The film cuts freely between all of these stories, each told in chronological order, while the overall history of the place is suitably scrambled. A main storyline emerges telling the birth-to-elderly arc of one Baby Boomer (Tom Hanks) as he grows up in a childhood home that becomes his own in adulthood. He marries his high school sweetheart (Robin Wright) and then pulls a George Bailey trying to chase dreams that always lead him to stay. Life happens anyway. The cuts between the subplots and this main one tend to follow thematic threads—a man holds up his newborn so it can see the moon in one century, then another—or trace rhyming trajectories. Sometimes Zemeckis will draw a panel around one part of the frame, allowing it to stay frozen in time as the rest of the image moves, further exploiting these juxtapositions. Throughout are recurring motifs as we find the characters dealing with children, disease, technology, aging, money, work, dreaming, and despair. Same as it ever was.

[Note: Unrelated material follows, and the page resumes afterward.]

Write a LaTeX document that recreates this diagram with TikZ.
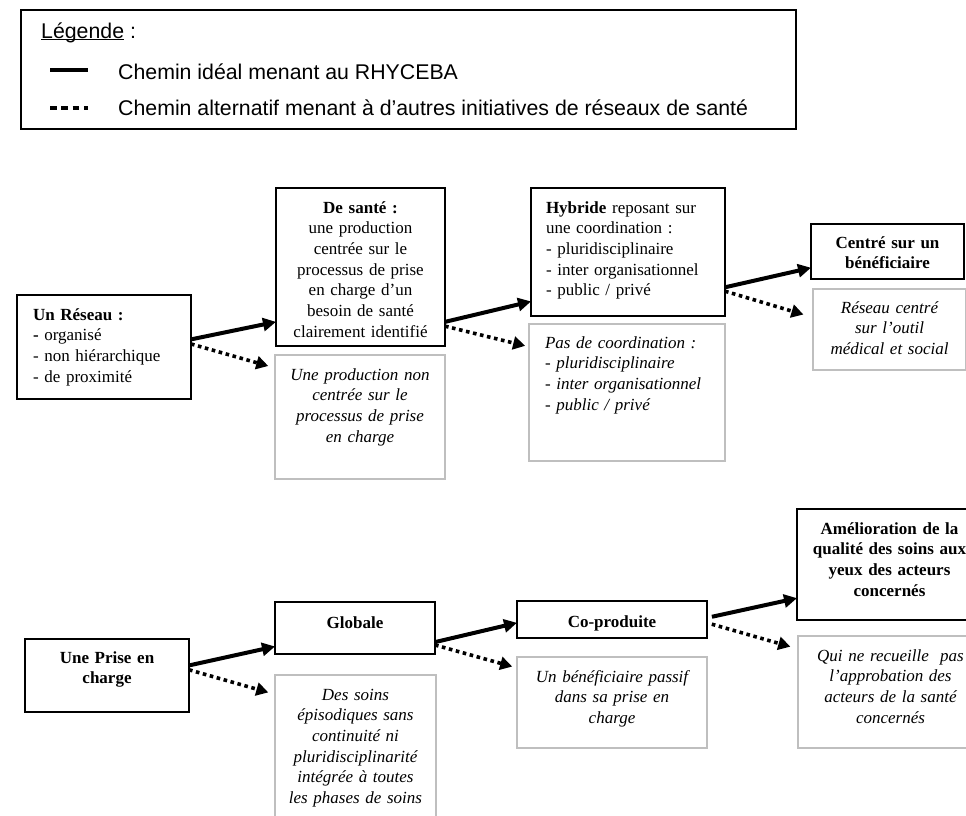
\documentclass[tikz,border=0pt]{standalone}
\usepackage{fontspec}
\setmainfont{Liberation Serif}
\newfontfamily\legendfont{Liberation Sans}
\usetikzlibrary{arrows.meta}

\begin{document}
\begin{tikzpicture}[x=1pt,y=-1pt,
  box/.style={draw,line width=1.3pt,outer sep=0pt,inner ysep=0pt,inner xsep=4pt,
    anchor=north west,align=center,font=\fontsize{17}{20.7}\selectfont},
  keybox/.style={box,font=\fontsize{17}{20.7}\selectfont\bfseries},
  altbox/.style={box,draw=gray!50,font=\fontsize{17}{20.7}\selectfont\itshape},
  legendtext/.style={anchor=base west,inner sep=0pt,font=\legendfont\fontsize{21.3}{25}\selectfont},
  ideal/.style={line width=4pt,-{Triangle[length=13pt,width=13pt]}},
  other/.style={line width=3.6pt,dash pattern=on 3.6pt off 3.6pt,-{Triangle[length=12pt,width=13pt]}}]
  \useasboundingbox (0,0) rectangle (966,816);

  \draw[line width=1.3pt] (21,10) rectangle (796,129);
  \node[legendtext] (legende) at (41,38) {\underline{\smash{Légende}} :};
  \node[legendtext] (legideal) at (118,79) {Chemin idéal menant au RHYCEBA};
  \node[legendtext] (legother) at (118,115) {Chemin alternatif menant à d’autres initiatives de réseaux de santé};
  \draw[line width=4.5pt] (50,70) -- (88,70);
  \draw[line width=4.7pt,dash pattern=on 6.7pt off 4.6pt] (50,108) -- (87.5,108);

  \node[box,text width=142pt,inner xsep=16pt,align=left,text height=25pt,text depth=79pt] (reseau) at (17,295)
    {\textbf{Un Réseau :}\\\textbf{-} organisé\\- non hiérarchique\\- de proximité};
  \node[box,text width=161pt,text height=25pt,text depth=133pt] (sante) at (276,188)
    {\textbf{De santé :}\\une production\\centrée sur le\\processus de prise\\en charge d’un\\besoin de santé\\clairement identifié};
  \node[altbox,text width=162pt,text height=25pt,text depth=99pt] (nonsante) at (275,355)
    {Une production non\\centrée sur le\\processus de prise\\en charge};
  \node[box,text width=164pt,inner xsep=15pt,align=left,text height=25pt,text depth=103pt] (hybride) at (531,188)
    {\textbf{Hybride} reposant sur\\une coordination :\\- pluridisciplinaire\\- inter organisationnel\\- public / privé};
  \node[altbox,text width=164pt,inner xsep=16pt,align=left,text height=24pt,text depth=113pt] (nohybride) at (529,324)
    {Pas de coordination :\\- pluridisciplinaire\\- inter organisationnel\\- public / privé};
  \node[keybox,text width=145pt,text height=24pt,text depth=31pt] (centre) at (811,224)
    {Centré sur un\\bénéficiaire};
  \node[altbox,text width=145pt,text height=24pt,text depth=57pt] (outil) at (813,289)
    {Réseau centré\\sur l’outil\\médical et social};

  \node[keybox,text width=156pt,text height=24pt,text depth=49pt] (prise) at (25,639)
    {Une Prise en\\charge};
  \node[keybox,text width=152pt,text height=26pt,text depth=26pt] (globale) at (275,602) {Globale};
  \node[altbox,text width=153pt,text height=25pt,text depth=135pt] (episodique) at (275,675)
    {Des soins\\épisodiques sans\\continuité ni\\pluridisciplinarité\\intégrée à toutes\\les phases de soins};
  \node[keybox,text width=182pt,text height=26pt,text depth=11pt] (coproduite) at (517,601) {Co-produite};
  \node[altbox,text width=182pt,text height=25pt,text depth=66pt] (passif) at (517,657)
    {Un bénéficiaire passif\\dans sa prise en\\charge};
  \node[keybox,text width=177pt,text height=25pt,text depth=86pt] (qualite) at (797,509)
    {Amélioration de la\\qualité des soins aux\\yeux des acteurs\\concernés};
  \node[altbox,text width=177pt,text height=25pt,text depth=87pt] (approbation) at (798,636)
    {Qui ne recueille\ \ pas\\l’approbation des\\acteurs de la santé\\concernés};

  \draw[ideal] (reseau.5) -- (sante.213);
  \draw[other,shorten >=7pt] (reseau.2) -- (nonsante.150);
  \draw[ideal] (sante.-33) -- (hybride.207);
  \draw[other,shorten >=4pt] (sante.-35) -- (nohybride.155);
  \draw[ideal] (hybride.-20) -- (centre.192);
  \draw[other,shorten >=10pt] (hybride.-22) -- (outil.171);

  \draw[ideal] (prise.7) -- (globale.193);
  \draw[other,shorten >=7pt] (prise.4) -- (episodique.143);
  \draw[ideal] (globale.-10) -- (coproduite.182);
  \draw[other,shorten >=5pt] (globale.-12) -- (passif.160);
  \draw[ideal,shorten <=5pt] (coproduite.1) -- (qualite.200);
  \draw[other,shorten <=5pt,shorten >=8pt] (coproduite.-2) -- (approbation.155);
\end{tikzpicture}
\end{document}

The concept is so committed that I found myself tearing up at the sheer sentimental exercise of it all. (One could imagine a 60-second version repurposed for a life insurance commercial. See it and weep.) And yet the movie is also playing out at this formal distance, a tension between visual stillness and elaborate effects to age and de-age that location and its actors. Within these dense digital frames, the writing and performances are actually quite broad and theatrical, each story pretty obvious, each point triple-underlined in explicitly thematic dialogue. It’s presentational within the experimental frame. And yet I found myself so moved by its daring—crying more at the concept than the characters—that the uneven specifics’ sheer volume made up for any particular clanging miscalibration. At times Zemeckis and co-writer Eric Roth lean into their worst Gumpy tendencies, with a few scenes of cutesy cultural coincidence and a few fine ideas undone by their broadness. (Look at the scene with the grad students and wonder how those performers were possibly directed that way for the takes they used.) But the overall affect of the picture is one of visual playfulness and soft-hearted storytelling. Zemeckis is too charming a technician to take it all at face value—his roots in wacky comedies are here mixing it up with his prestige polish—and too much of a crowd-pleaser to risk letting his visual experimentation drown out the emotion. He pitches it all at such a heightened tone—even in blocking that cheats out toward the camera—that you can’t miss the overflow of human drama painted in primary colors. It’s a movie that works because of its big swings more than its small details. It just takes some time to adjust.